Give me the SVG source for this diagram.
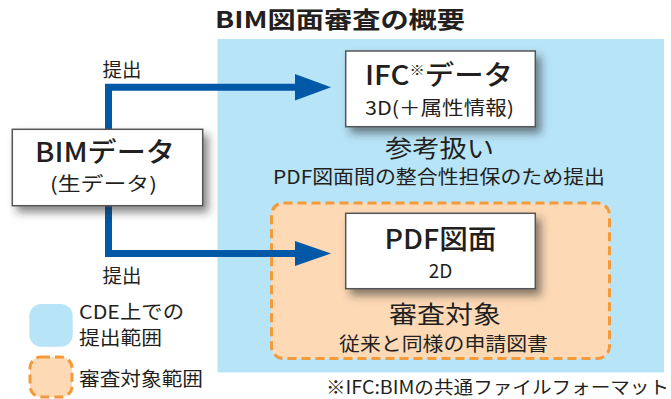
<svg xmlns="http://www.w3.org/2000/svg" width="671" height="399" viewBox="0 0 671 399">
<defs>
<style>
text{font-family:"Noto Sans CJK JP","Noto Sans",sans-serif;fill:#231f20;}
.box{fill:#fff;stroke:#555;stroke-width:1.5;filter:url(#sh);}
.arrow{fill:none;stroke:#0058a6;stroke-width:7;}
.head{fill:#0058a6;}
.dash{fill:#fdd9b6;stroke:#f39a3a;stroke-width:3;stroke-dasharray:9 5;}
.big{font-size:27px;font-weight:500;}
.mid{font-size:24px;}
.sm{font-size:19px;}
</style>
<filter id="sh" x="-20%" y="-20%" width="150%" height="160%">
<feDropShadow dx="5" dy="6" stdDeviation="4" flood-color="#2a2a2a" flood-opacity="0.55"/>
</filter>
</defs>
<text x="340" y="28" font-size="23" font-weight="600" text-anchor="middle" textLength="250" lengthAdjust="spacingAndGlyphs">BIM図面審査の概要</text>
<rect id="cde" x="217.5" y="39" width="446.5" height="333.5" fill="#b8e4f8"/>
<g id="review-area">
<rect class="dash" x="271.5" y="203" width="338" height="155.5" rx="12"/>
</g>
<g id="connectors">
<polyline class="arrow" points="108.5,130 108.5,87.3 297,87.3"/>
<polygon class="head" points="295,74 331,87.3 295,100.5"/>
<polyline class="arrow" points="108.5,205 108.5,253.5 297,253.5"/>
<polygon class="head" points="295,241 331,253.5 295,266"/>
<text x="122" y="77" class="sm" text-anchor="middle" textLength="39" lengthAdjust="spacingAndGlyphs">提出</text>
<text x="122" y="283" class="sm" text-anchor="middle" textLength="39" lengthAdjust="spacingAndGlyphs">提出</text>
</g>
<g id="ifc">
<rect class="box" x="345.7" y="51" width="189.6" height="75.7"/>
<text x="365" y="85" class="big" textLength="148" lengthAdjust="spacingAndGlyphs">IFC<tspan font-size="14" dy="-10">※</tspan><tspan dy="10">データ</tspan></text>
<text x="365" y="115" class="sm" font-size="18" textLength="149" lengthAdjust="spacingAndGlyphs">3D(＋属性情報)</text>
</g>
<g id="bim">
<rect class="box" x="12.3" y="129.3" width="190.4" height="76.4"/>
<text x="35" y="162" class="big" font-size="27" textLength="140" lengthAdjust="spacingAndGlyphs">BIMデータ</text>
<text x="50" y="191" class="sm" font-size="17.5" textLength="107" lengthAdjust="spacingAndGlyphs">(生データ)</text>
</g>
<g id="ref-note">
<text x="385" y="157" class="mid" textLength="109" lengthAdjust="spacingAndGlyphs">参考扱い</text>
<text x="273" y="184" class="sm" font-size="18" textLength="332" lengthAdjust="spacingAndGlyphs">PDF図面間の整合性担保のため提出</text>
</g>
<g id="pdf">
<rect class="box" x="345.7" y="213.3" width="189.6" height="75.4"/>
<text x="440.5" y="249" class="big" text-anchor="middle" textLength="112" lengthAdjust="spacingAndGlyphs">PDF図面</text>
<text x="440.5" y="278" class="sm" font-size="19" text-anchor="middle">2D</text>
</g>
<g id="review-note">
<text x="389" y="323" class="mid" textLength="112" lengthAdjust="spacingAndGlyphs">審査対象</text>
<text x="339" y="351" class="sm" font-size="18" textLength="209" lengthAdjust="spacingAndGlyphs">従来と同様の申請図書</text>
</g>
<g id="legend-cde">
<rect x="29.3" y="304" width="43.4" height="42.7" rx="12" fill="#b8e4f8"/>
<text x="79" y="319" class="sm" textLength="105" lengthAdjust="spacingAndGlyphs">CDE上での</text>
<text x="79" y="345" class="sm" textLength="83" lengthAdjust="spacingAndGlyphs">提出範囲</text>
</g>
<g id="legend-review">
<rect class="dash" x="30" y="357" width="42" height="40" rx="11"/>
<text x="79" y="386" class="sm" textLength="124" lengthAdjust="spacingAndGlyphs">審査対象範囲</text>
</g>
<text x="326" y="394" font-size="18" textLength="343" lengthAdjust="spacingAndGlyphs">※IFC:BIMの共通ファイルフォーマット</text>
</svg>
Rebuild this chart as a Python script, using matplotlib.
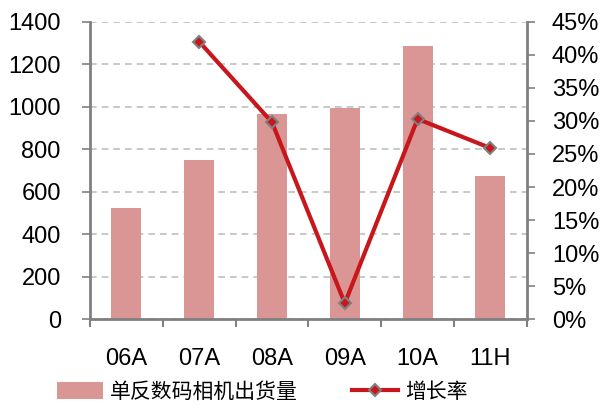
import matplotlib
matplotlib.use("Agg")
import matplotlib.pyplot as plt
from matplotlib.ticker import FuncFormatter, MultipleLocator, FixedLocator
import numpy as np

plt.rcParams['font.family'] = ['Liberation Sans', 'Noto Sans CJK SC', 'DejaVu Sans']

categories = ['06A', '07A', '08A', '09A', '10A', '11H']
shipments = [523, 750, 967, 995, 1287, 674]
growth = [None, 42.0, 29.8, 2.4, 30.3, 25.9]

bar_color = '#D99694'
line_color = '#C8161D'
axis_gray = '#808080'

fig = plt.figure(figsize=(6.0, 4.05), dpi=100)
ax = fig.add_axes([0.15, 0.212, 0.728, 0.734])
x = np.arange(len(categories))
bars = ax.bar(x, shipments, width=0.41, color=bar_color, zorder=2, label='单反数码相机出货量')
ax.set_xlim(-0.5, len(categories) - 0.5)
ax.set_ylim(0, 1400)
ax.yaxis.set_major_locator(MultipleLocator(200))
ax.grid(axis='y', color='#BFBFBF', linestyle=(0, (4, 3)), linewidth=1.2, zorder=0)
ax.set_xticks(x)
ax.set_xticklabels(categories)
ax.xaxis.set_minor_locator(FixedLocator(np.arange(-0.5, len(categories), 1)))
ax.tick_params(axis='x', which='major', length=0, pad=21, labelsize=17)
ax.tick_params(axis='x', which='minor', length=6, width=1.5, color=axis_gray)
ax.tick_params(axis='y', length=6, width=1.2, color=axis_gray, labelsize=17, pad=15)
for s in ['top', 'right']:
    ax.spines[s].set_visible(False)
ax.spines['left'].set_color(axis_gray)
ax.spines['left'].set_linewidth(2)
ax.spines['bottom'].set_color(axis_gray)
ax.spines['bottom'].set_linewidth(2)

ax2 = ax.twinx()
gx = [i for i, g in enumerate(growth) if g is not None]
gy = [g for g in growth if g is not None]
ln, = ax2.plot(gx, gy, color=line_color, linewidth=3, marker='D', markersize=6,
               markerfacecolor=line_color, markeredgecolor=axis_gray, markeredgewidth=1.5,
               zorder=3, label='增长率')
ax2.set_ylim(0, 45)
ax2.yaxis.set_major_locator(MultipleLocator(5))
ax2.yaxis.set_major_formatter(FuncFormatter(lambda v, p: f'{v:.0f}%'))
ax2.tick_params(axis='y', length=6, width=1.2, color=axis_gray, labelsize=17, pad=12)
for s in ['top', 'left', 'bottom']:
    ax2.spines[s].set_visible(False)
ax2.spines['right'].set_color(axis_gray)
ax2.spines['right'].set_linewidth(2)

fig.legend([bars, ln], ['单反数码相机出货量', '增长率'], loc='center',
           bbox_to_anchor=(0.437, 0.032), ncol=2, frameon=False,
           prop={'family': ['Noto Sans CJK SC'], 'size': 15},
           handlelength=2.2, handleheight=0.9, columnspacing=2.6, handletextpad=0.35)

fig.savefig('out.png', dpi=100)
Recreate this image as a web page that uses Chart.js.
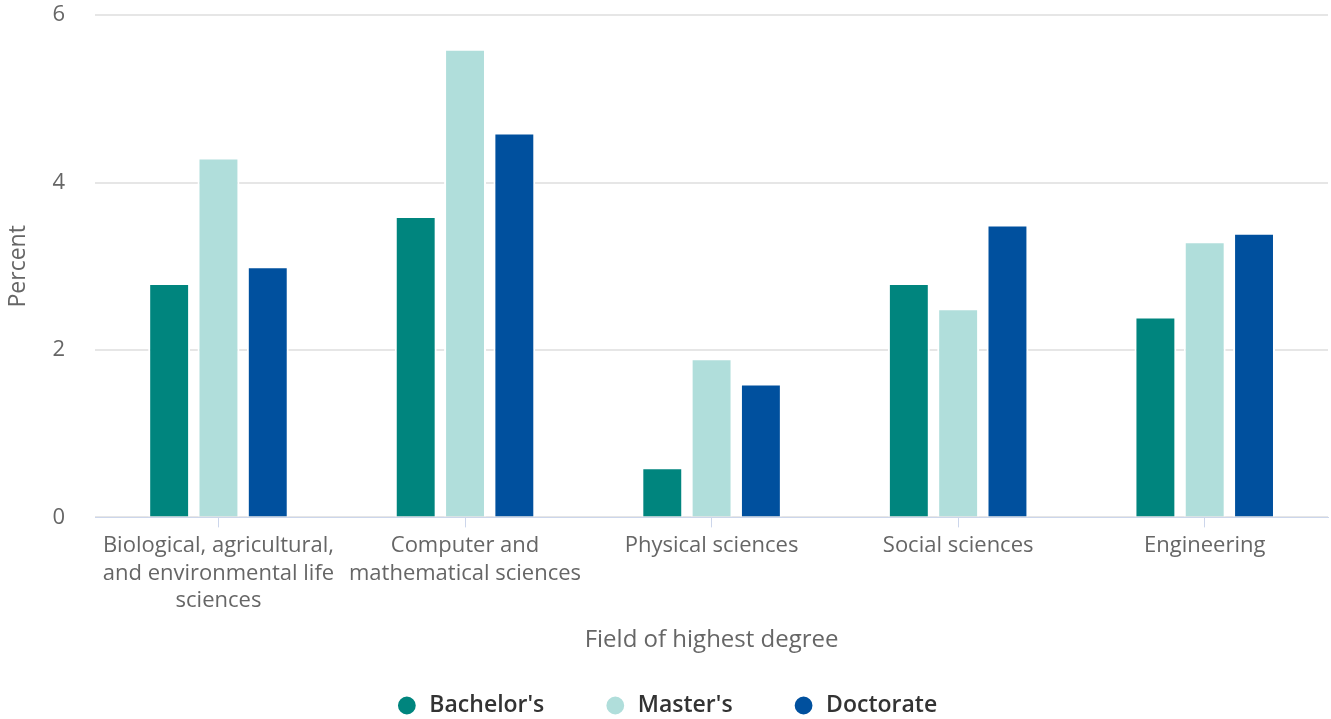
<!DOCTYPE html>
<html>
<head>
<meta charset="utf-8">
<script src="https://cdn.jsdelivr.net/npm/chart.js@4/dist/chart.umd.min.js"></script>
<style>
  body { margin: 0; background: #fff; }
  #wrap { width: 1331px; height: 719px; }
</style>
</head>
<body>
<div id="wrap"><canvas id="chart"></canvas></div>
<script>
// fields of highest degree (wrapped as in the original)
const fields = [
    ['Biological, agricultural,', 'and environmental life', 'sciences'],
    ['Computer and', 'mathematical sciences'],
    'Physical sciences',
    'Social sciences',
    'Engineering'
];
const bachelors = [2.8, 3.6, 0.6, 2.8, 2.4];
const masters = [4.3, 5.6, 1.9, 2.5, 3.3];
const doctorate = [3.0, 4.6, 1.6, 3.5, 3.4];
const yTicks = [0, 2, 4, 6];

const font = "'Open Sans', sans-serif";

const ctx = document.getElementById('chart').getContext('2d');
new Chart(ctx, {
    type: 'bar',
    data: {
        labels: fields,
        datasets: [
            { label: "Bachelor's", data: bachelors, backgroundColor: '#00857e' },
            { label: "Master's", data: masters, backgroundColor: '#b0dedb' },
            { label: 'Doctorate', data: doctorate, backgroundColor: '#00509e' }
        ].map(d => Object.assign(d, {
            borderColor: '#ffffff',
            borderWidth: 2,
            categoryPercentage: 0.6,
            barPercentage: 0.85
        }))
    },
    options: {
        responsive: true,
        maintainAspectRatio: false,
        animation: false,
        layout: { padding: { top: 0, right: 3, left: 5, bottom: -8 } },
        plugins: {
            tooltip: { enabled: false },
            legend: {
                position: 'bottom',
                labels: {
                    usePointStyle: true,
                    pointStyle: 'circle',
                    boxWidth: 22,
                    boxHeight: 14,
                    padding: 60,
                    color: '#333333',
                    font: { family: font, size: 23, weight: '600' }
                }
            }
        },
        scales: {
            x: {
                grid: {
                    offset: false,
                    drawOnChartArea: false,
                    color: '#ccd6eb',
                    tickLength: 10
                },
                border: { color: '#ccd6eb', width: 1 },
                ticks: {
                    color: '#666666',
                    font: { family: font, size: 22, lineHeight: 1.27 },
                    maxRotation: 0,
                    autoSkip: false,
                    padding: 4
                },
                title: {
                    display: true,
                    text: 'Field of highest degree',
                    color: '#666666',
                    font: { family: font, size: 24 },
                    padding: { top: 7, bottom: -21 }
                }
            },
            y: {
                min: 0,
                max: 6,
                afterBuildTicks: axis => { axis.ticks = yTicks.map(v => ({ value: v })); },
                grid: {
                    color: '#e6e6e6',
                    lineWidth: 2,
                    drawTicks: true,
                    tickLength: 28,
                    tickColor: 'rgba(0,0,0,0)'
                },
                border: { display: false },
                ticks: {
                    color: '#666666',
                    font: { family: font, size: 22 },
                    padding: 2
                },
                title: {
                    display: true,
                    text: 'Percent',
                    color: '#666666',
                    font: { family: font, size: 23 },
                    padding: { top: 0, bottom: 18 }
                }
            }
        }
    }
});
</script>
</body>
</html>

= = = = =

= Stated task =
Repeat exactly, and only, the entries from the line with "Rebuild this chart" through the line with "axis_gray = '#808080'". Pictures are skipped.

= Answer to the exercise =
Rebuild this chart as a Python script, using matplotlib.
import matplotlib
matplotlib.use("Agg")
import matplotlib.pyplot as plt
from matplotlib.ticker import FuncFormatter, MultipleLocator, FixedLocator
import numpy as np

plt.rcParams['font.family'] = ['Liberation Sans', 'Noto Sans CJK SC', 'DejaVu Sans']

categories = ['06A', '07A', '08A', '09A', '10A', '11H']
shipments = [523, 750, 967, 995, 1287, 674]
growth = [None, 42.0, 29.8, 2.4, 30.3, 25.9]

bar_color = '#D99694'
line_color = '#C8161D'
axis_gray = '#808080'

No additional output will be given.